Evans et al. reviewed medical literature from ancient Greece and Rome and noted the lack of mention of a condition that resembles schizophrenia  (2) . Dendle reviewed hundreds of cases of demonic possession from the early Middle Ages and found little evidence of a schizophrenia-like condition  (3) . Torrey and Miller presented compelling evidence that schizophrenia is a modern plague that arose in the 1700s  (4) . The Images in Psychiatry article, published in the December 2006 issue of the  Journal , that featured a drawing by the great Turkish physician Serefeddin Sabuncuoglu provides further evidence from another source and another culture that schizophrenia, as we know it, was not mentioned in more distant times  (5) . 

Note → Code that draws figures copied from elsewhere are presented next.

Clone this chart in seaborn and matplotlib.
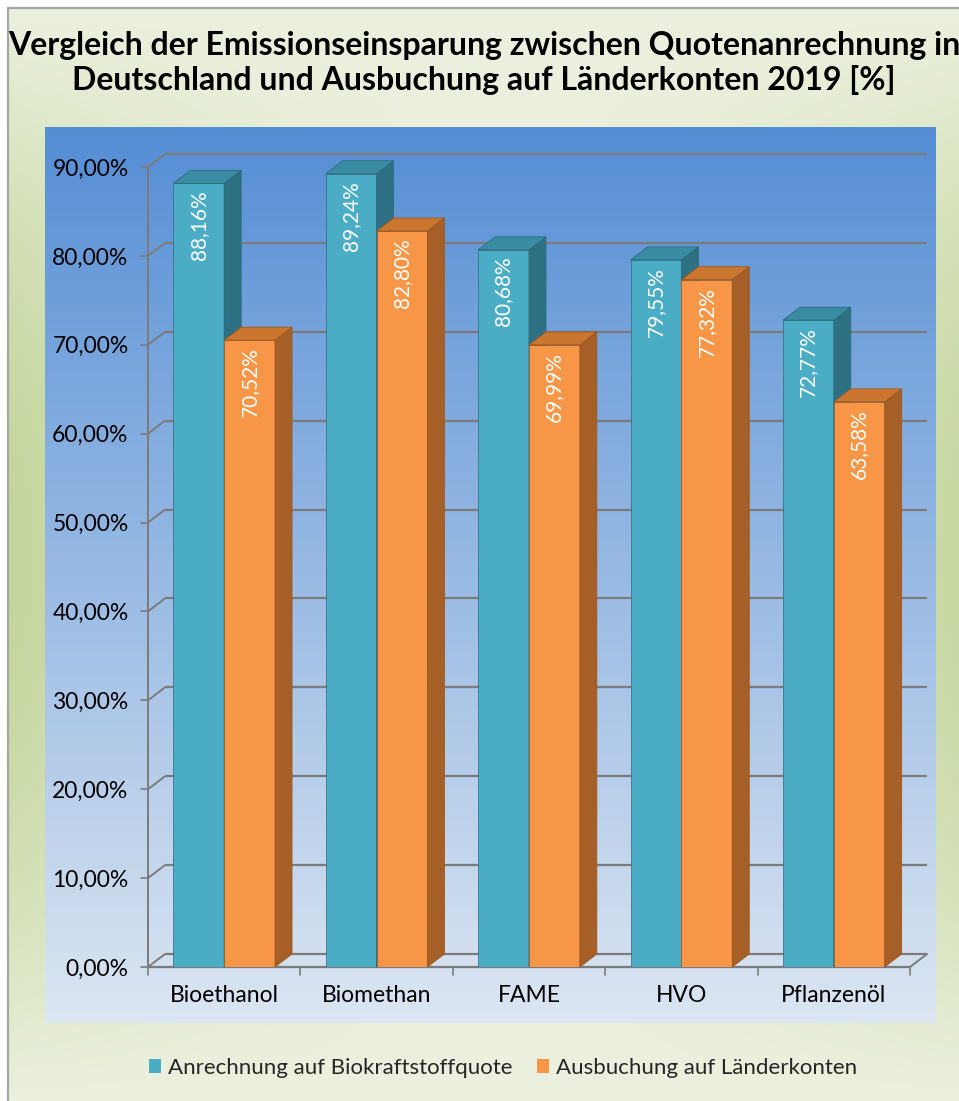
import numpy as np
import pandas as pd
import matplotlib
matplotlib.use("Agg")
import matplotlib.pyplot as plt
import seaborn as sns
from matplotlib.patches import Polygon, Patch
from matplotlib.colors import to_rgb

# ---- data -------------------------------------------------------------
categories = ["Bioethanol", "Biomethan", "FAME", "HVO", "Pflanzenöl"]
series_names = ["Anrechnung auf Biokraftstoffquote", "Ausbuchung auf Länderkonten"]
anrechnung = [88.16, 89.24, 80.68, 79.55, 72.77]
ausbuchung = [70.52, 82.80, 69.99, 77.32, 63.58]
y_ticks = [0, 10, 20, 30, 40, 50, 60, 70, 80, 90]
y_tick_labels = [f"{t:.2f}".replace(".", ",") + "%" for t in y_ticks]
title = ("Vergleich der Emissionseinsparung zwischen Quotenanrechnung in\n"
         "Deutschland und Ausbuchung auf Länderkonten 2019 [%]")

# ---- style ------------------------------------------------------------
sns.set_style("white")
plt.rcParams["font.family"] = ["Lato", "DejaVu Sans"]

front_cols = ["#4bacc6", "#f79646"]
top_cols = ["#3a8ca3", "#cb762f"]
side_cols = ["#2f7184", "#a55f27"]
edge_cols = ["#2c6a7c", "#9a5823"]
grid_col = "#7b7b7b"
text_size = 16.5

W, H = 959, 1101
fig = plt.figure(figsize=(W / 100, H / 100), dpi=100)


def px_rect(x0, y0, x1, y1):
    """pixel box (top-left origin) -> figure fraction rect"""
    return [x0 / W, 1 - y1 / H, (x1 - x0) / W, (y1 - y0) / H]


# ---- chart background: soft green, greener towards the side edges ----
bg = fig.add_axes([0, 0, 1, 1], zorder=0)
bg.set_xlim(0, W)
bg.set_ylim(H, 0)
bg.axis("off")
ny, nx = 220, 200
yy, xx = np.mgrid[0:ny, 0:nx]
u = (xx / (nx - 1)) * 2 - 1
v = (yy / (ny - 1)) * 2 - 1
f = np.clip(np.abs(u) ** 1.5 * (1 - np.abs(v) ** 1.8), 0, 1)
light = np.array(to_rgb("#ecf1df"))
green = np.array(to_rgb("#c3d59b"))
img = light[None, None, :] * (1 - f[..., None]) + green[None, None, :] * f[..., None]
bg.imshow(img, extent=(8, W + 30, H, 8), aspect="auto", interpolation="bilinear")
bg.plot([8, 8], [8, H], color="#a6a6a6", lw=1.6)
bg.plot([8, W], [8, 8], color="#a6a6a6", lw=1.6)

# ---- plot area: vertical blue gradient -------------------------------
pa = fig.add_axes(px_rect(45, 127, 936, 1023), zorder=1)
pa.axis("off")
top_blue = np.array(to_rgb("#558ed5"))
bot_blue = np.array(to_rgb("#dce6f2"))
t = np.linspace(0, 1, 256)[:, None]
grad = top_blue * (1 - t) + bot_blue * t
pa.imshow(grad[:, None, :], extent=(0, 1, 0, 1), aspect="auto")

# ---- main axes (front plane of the 3-D box) --------------------------
ax = fig.add_axes(px_rect(148, 167, 910, 967), zorder=2)
ax.patch.set_alpha(0)

df = pd.DataFrame({
    "Kraftstoff": categories * 2,
    "Serie": [series_names[0]] * len(categories) + [series_names[1]] * len(categories),
    "Wert": anrechnung + ausbuchung,
})
sns.barplot(data=df, x="Kraftstoff", y="Wert", hue="Serie",
            hue_order=series_names, palette=front_cols, saturation=1,
            width=0.667, errorbar=None, legend=False, linewidth=0, ax=ax)

ax.set_xlim(-0.5, 4.5)
ax.set_ylim(0, 90)

# depth offset of the 3-D box in data units
px_per_x = 762 / 5.0
px_per_y = 800 / 90.0
DX = 17 / px_per_x
DY = 13 / px_per_y

# walls: gridlines on the back wall, diagonals on the side wall
for yt in y_ticks:
    ax.plot([-0.5, -0.5 + DX], [yt, yt + DY], color=grid_col, lw=1.4,
            clip_on=False, zorder=1, solid_capstyle="butt")
    ax.plot([-0.5 + DX, 4.5 + DX], [yt + DY, yt + DY], color=grid_col,
            lw=1.6, clip_on=False, zorder=1, solid_capstyle="butt")
    ax.plot([-0.5 - 7 / px_per_x, -0.5], [yt, yt], color=grid_col, lw=1.2,
            clip_on=False, zorder=1)
# vertical axis and floor
ax.plot([-0.5, -0.5], [0, 90], color=grid_col, lw=1.4, clip_on=False, zorder=1)
ax.plot([-0.5, 4.5], [0, 0], color=grid_col, lw=1.6, clip_on=False, zorder=1)
ax.plot([4.5, 4.5 + DX], [0, DY], color=grid_col, lw=1.4, clip_on=False, zorder=1)
for xb in np.arange(-0.5, 4.6, 1.0):
    ax.plot([xb, xb], [0, -8 / px_per_y], color=grid_col, lw=1.2,
            clip_on=False, zorder=1)

# 3-D faces for each bar, drawn left to right
bars = sorted(ax.patches, key=lambda p: p.get_x())
for rank, p in enumerate(bars):
    fc = p.get_facecolor()[:3]
    s = 0 if np.allclose(fc, to_rgb(front_cols[0]), atol=0.02) else 1
    x0, w, h = p.get_x(), p.get_width(), p.get_height()
    z = 3 + rank * 0.01
    p.set_zorder(z)
    p.set_edgecolor(edge_cols[s])
    p.set_linewidth(0.5)
    top = Polygon([(x0, h), (x0 + w, h), (x0 + w + DX, h + DY), (x0 + DX, h + DY)],
                  closed=True, facecolor=top_cols[s], edgecolor=edge_cols[s],
                  lw=0.6, clip_on=False, zorder=z)
    side = Polygon([(x0 + w, 0), (x0 + w + DX, DY), (x0 + w + DX, h + DY), (x0 + w, h)],
                   closed=True, facecolor=side_cols[s], edgecolor=edge_cols[s],
                   lw=0.6, clip_on=False, zorder=z)
    ax.add_patch(side)
    ax.add_patch(top)
    label = f"{h:.2f}".replace(".", ",") + "%"
    ax.text(x0 + w / 2, h - 7 / px_per_y, label, rotation=90, ha="center",
            va="top", color="white", fontsize=15, zorder=z + 0.005)

# ticks and labels
ax.set_yticks(y_ticks)
ax.set_yticklabels(y_tick_labels)
ax.set_xticks(range(len(categories)))
ax.set_xticklabels(categories)
ax.tick_params(axis="y", length=0, pad=14, labelsize=text_size, labelcolor="black")
ax.tick_params(axis="x", length=0, pad=13, labelsize=text_size, labelcolor="black")
ax.set_xlabel("")
ax.set_ylabel("")
for sp in ax.spines.values():
    sp.set_visible(False)

# title
fig.text(484 / W, 1 - 63 / H, title, ha="center", va="center", fontsize=23,
         fontweight="bold", color="black", linespacing=1.22, zorder=5)

# legend
handles = [Patch(facecolor=front_cols[i], edgecolor="none", label=series_names[i])
           for i in range(2)]
leg = fig.legend(handles=handles, loc="center", bbox_to_anchor=(503 / W, 1 - 1068 / H),
                 ncol=2, frameon=False, fontsize=16, handlelength=0.55,
                 handleheight=0.55, handletextpad=0.3, columnspacing=1.1)

fig.savefig("out.png", dpi=100)
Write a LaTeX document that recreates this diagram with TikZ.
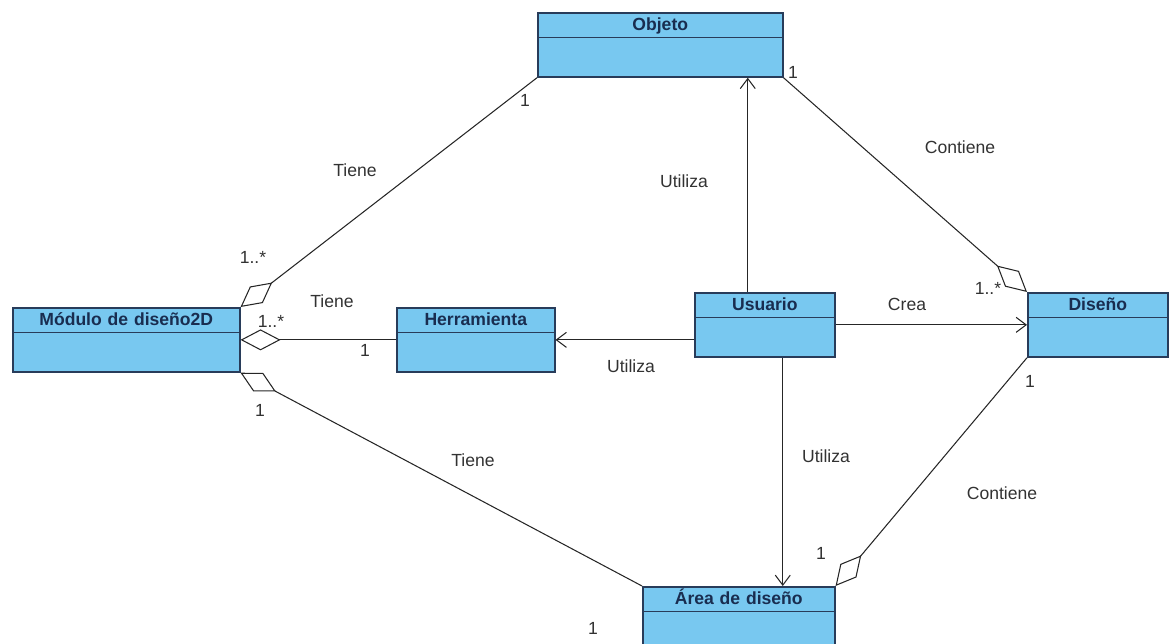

Serefeddin Sabuncuoglu (1385-1470) was a general physician who practiced during the 15th century in central Anatolia, which is now Turkey. Written in Turkish with Sabuncuoglu’s own calligraphy, Cerrahiyyetu’l-Haniyye (Imperial Surgery) is the first known illustrated textbook of surgery and contains colored, handmade miniatures of surgical techniques and instruments  (6 ,  7) . The book contains Sabuncuoglu’s descriptions of numerous medical conditions and their treatments. Several neurological conditions, including migraine headaches, epilepsy, and tremor are described. The psychiatric conditions described are melancholy (mal-i hulya) and forgetfulness (unutsaguluk). We have carefully reviewed each illustration of Sabuncuoglu’s masterpiece and report that a description of a condition that resembles schizophrenia is not present. 

Individuals with schizophrenia may have existed in remote times, but the disorder might have been embedded and obscured within cultures in an acceptable form. Perhaps individuals with schizophrenia were better tolerated during the more simple times of the past. However, we would argue that the devastating nature of the illness that typically robs an adolescent of his or her premorbid personality would be difficult to ignore.

While the absence of any mention of a schizophrenia-like illness in Sabuncuoglu’s textbook does not prove that schizophrenia is a modern epidemic, it provides further evidence that this disorder was not mentioned in yet another ancient culture. If schizophrenia did not exist prior to the 1700s, then one wonders what changes have resulted in the development of the disorder.